Franco produced all of the orchestral sessions for both the score and the songs, written by Lin-Manuel Miranda. Greg Hayes recorded the orchestra for the scoring sessions at the Newman Scoring Stage at Fox Studios in Los Angeles, and the choir session at The Eastwood Scoring Stage on the Warner Bros. lot in Burbank.
Franco performs on all of her scores. She briefly left her producing post on Encanto to join a group of L.A.’s finest session musicians in the live room to play snare drum and marimba de chonta for cues like “El Camino de Mirabel,” “Antonio’s Room” and “La Cumbia De Mirabel.”
“I wound up jumping in there with the session players because Jared [Bush] made a bet with me that I would have to play on the score if he attended some of the sessions in person,” she says with a small laugh. “I was the lead snare drummer in my high school marching band, so it was fun to go back and play the snare on the score.”
Because Encanto’s score was recorded during the pandemic, the music team had to deal with Covid safety restrictions, like limiting the number of players in each session, planning out properly spaced seating arrangements for players, and separating unmasked players from masked players. The latter was a challenge for the strings and woodwinds in particular.
“The woodwinds and strings are tuning to each other so there can be tuning issues if they’re not together in the same room,” Franco explains. “Players want to sit next to each other, to play off of each other and create the collective sound of the orchestra. Instead, they were spaced further apart, so the players had to adapt to the new recording process as an ensemble by listening through their headphones.”
In terms of the choir, Franco says, “We were going to go for 30 singers, but everyone had to be kept six feet apart, so that limited the number to 22. The stage recording crew was thorough.
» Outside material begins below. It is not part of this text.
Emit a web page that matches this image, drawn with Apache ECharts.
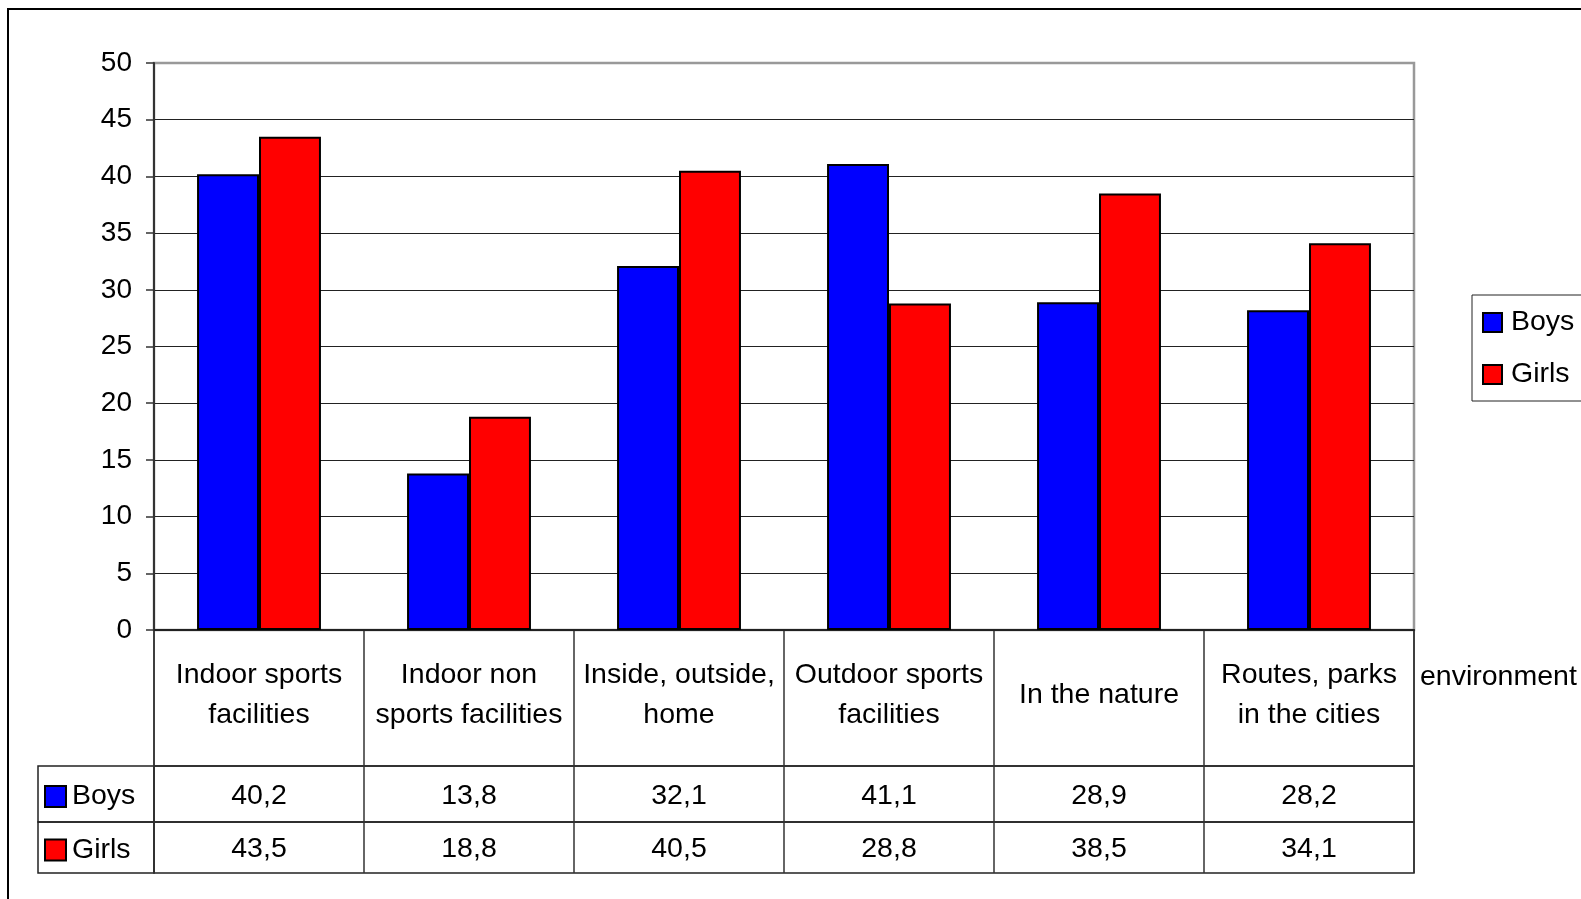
<!DOCTYPE html>
<html>
<head>
<meta charset="utf-8">
<script src="https://cdn.jsdelivr.net/npm/echarts@6/dist/echarts.min.js"></script>
<style>
html,body{margin:0;padding:0;background:#fff;}
#chart{width:1581px;height:899px;}
</style>
</head>
<body>
<div id="chart"></div>
<script>
const categories = [
  "Indoor sports\nfacilities",
  "Indoor non\nsports facilities",
  "Inside, outside,\nhome",
  "Outdoor sports\nfacilities",
  "In the nature",
  "Routes, parks\nin the cities"
];
const seriesNames = ["Boys", "Girls"];
const boys = [40.2, 13.8, 32.1, 41.1, 28.9, 28.2];
const girls = [43.5, 18.8, 40.5, 28.8, 38.5, 34.1];
const yTicks = {min: 0, max: 50, interval: 5};
const axisName = "environment";

const FONT = "'Liberation Sans', Arial, Helvetica, sans-serif";
const BLUE = "#0000FF", RED = "#FF0000";
const fmt = v => String(v).replace('.', ',');

function textSeries(gridIdx, getText, dy) {
  return {
    type: 'custom',
    xAxisIndex: gridIdx, yAxisIndex: gridIdx,
    silent: true,
    data: categories.map((c, i) => [i, 0.5]),
    renderItem: (params, api) => {
      const p = api.coord([api.value(0), api.value(1)]);
      return {
        type: 'text',
        x: p[0], y: p[1] + (dy || 0),
        style: {
          text: getText(params.dataIndex),
          fill: '#000', fontSize: 28.5, fontFamily: FONT,
          lineHeight: 40, align: 'center', verticalAlign: 'middle'
        }
      };
    }
  };
}

const tableAxisX = (gi) => ({
  type: 'category', gridIndex: gi, data: categories,
  axisLine: {show: false}, axisTick: {show: false}, axisLabel: {show: false},
  splitLine: {show: true, lineStyle: {color: '#333', width: 1.5}}
});
const hiddenY = (gi) => ({type: 'value', gridIndex: gi, min: 0, max: 1, show: false});
const rowLabelAxis = (gi, name, color) => ({
  type: 'category', gridIndex: gi, data: [name],
  axisLine: {show: false}, axisTick: {show: false}, splitLine: {show: false},
  axisLabel: {
    inside: true, align: 'left', margin: 8,
    padding: [5, 0, 0, 0],
    formatter: v => '{sq|}{t|' + v + '}',
    rich: {
      sq: {width: 19, height: 19, backgroundColor: color, borderColor: '#000', borderWidth: 2},
      t: {fontSize: 28.5, color: '#000', padding: [0, 0, 0, 7], fontFamily: FONT}
    }
  }
});

const chart = echarts.init(document.getElementById('chart'));
chart.setOption({
  backgroundColor: '#fff',
  animation: false,
  textStyle: {fontFamily: FONT},
  graphic: [{
    type: 'rect', silent: true,
    shape: {x: 8, y: 9, width: 1620, height: 1000},
    style: {fill: 'none', stroke: '#000', lineWidth: 2}
  }],
  legend: {
    data: seriesNames,
    orient: 'vertical', left: 1472, top: 295,
    padding: [13, 40, 12, 10],
    itemWidth: 19, itemHeight: 19, itemGap: 23, icon: 'rect',
    itemStyle: {borderColor: '#000', borderWidth: 2},
    borderColor: '#222', borderWidth: 1,
    textStyle: {fontSize: 28.5, color: '#000', lineHeight: 28, padding: [0, 0, 0, 4], fontFamily: FONT}
  },
  grid: [
    {left: 154, top: 63, width: 1260, height: 567, show: true, borderColor: '#999', borderWidth: 2.5, containLabel: false},
    {left: 154, top: 630, width: 1260, height: 136, show: true, borderColor: '#333', borderWidth: 1.5},
    {left: 154, top: 766, width: 1260, height: 56, show: true, borderColor: '#222', borderWidth: 1.5},
    {left: 154, top: 822, width: 1260, height: 51, show: true, borderColor: '#222', borderWidth: 1.5},
    {left: 38, top: 766, width: 116, height: 56, show: true, borderColor: '#222', borderWidth: 1.5},
    {left: 38, top: 822, width: 116, height: 51, show: true, borderColor: '#222', borderWidth: 1.5}
  ],
  xAxis: [
    {
      type: 'category', gridIndex: 0, data: categories,
      axisLine: {show: true, lineStyle: {color: '#222', width: 2}},
      axisTick: {show: false}, axisLabel: {show: false},
      name: axisName, nameLocation: 'end', nameGap: 6,
      nameTextStyle: {fontSize: 28.5, color: '#000', verticalAlign: 'top', lineHeight: 28, padding: [33, 0, 0, 0], fontFamily: FONT}
    },
    tableAxisX(1), tableAxisX(2), tableAxisX(3),
    {type: 'value', gridIndex: 4, show: false},
    {type: 'value', gridIndex: 5, show: false}
  ],
  yAxis: [
    {
      type: 'value', gridIndex: 0,
      min: yTicks.min, max: yTicks.max, interval: yTicks.interval,
      axisLine: {show: true, lineStyle: {color: '#333', width: 2}},
      axisTick: {show: true, length: 8, lineStyle: {color: '#333', width: 1.5}},
      axisLabel: {fontSize: 28, color: '#000', margin: 22, fontFamily: FONT},
      splitLine: {show: true, showMaxLine: false, showMinLine: false, lineStyle: {color: '#222', width: 1}}
    },
    hiddenY(1), hiddenY(2), hiddenY(3),
    rowLabelAxis(4, seriesNames[0], BLUE),
    rowLabelAxis(5, seriesNames[1], RED)
  ],
  series: [
    {
      name: seriesNames[0], type: 'bar', xAxisIndex: 0, yAxisIndex: 0,
      data: boys, barGap: '0%', barCategoryGap: '41%',
      itemStyle: {color: BLUE, borderColor: '#000', borderWidth: 2}
    },
    {
      name: seriesNames[1], type: 'bar', xAxisIndex: 0, yAxisIndex: 0,
      data: girls, barGap: '0%', barCategoryGap: '41%',
      itemStyle: {color: RED, borderColor: '#000', borderWidth: 2}
    },
    textSeries(1, i => categories[i], -3),
    textSeries(2, i => fmt(boys[i]), 2),
    textSeries(3, i => fmt(girls[i]), 2)
  ]
});
</script>
</body>
</html>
They made dividers out of shower curtains and gobos to keep everyone separated and safe.”
Harpist Katie Kirkpatrick performed all the harp parts that Franco wrote using the arpa llanera samples in her MIDI score demos. An ensemble of seven Latin percussionists, as well as an entire orchestral percussion section, performed on the score. Franco also invited several Colombia-born session musicians, including percussionists J.D. Perez and saxophonist/clarinetist Justo Almario.
“Alvin Wee provided additional recording for the soloist sessions at The Village Studios, and then mixed the score. Greg [Hayes] then created the 5.1 stems that were sent to the re-recording mixers on the dub stage,” says Franco. David E. Fluhr, CAS (dialog/music re-recording mixer) used those stems to craft Encanto’s Dolby Atmos film mix, alongside effects re-recording mixer Gabriel Guy.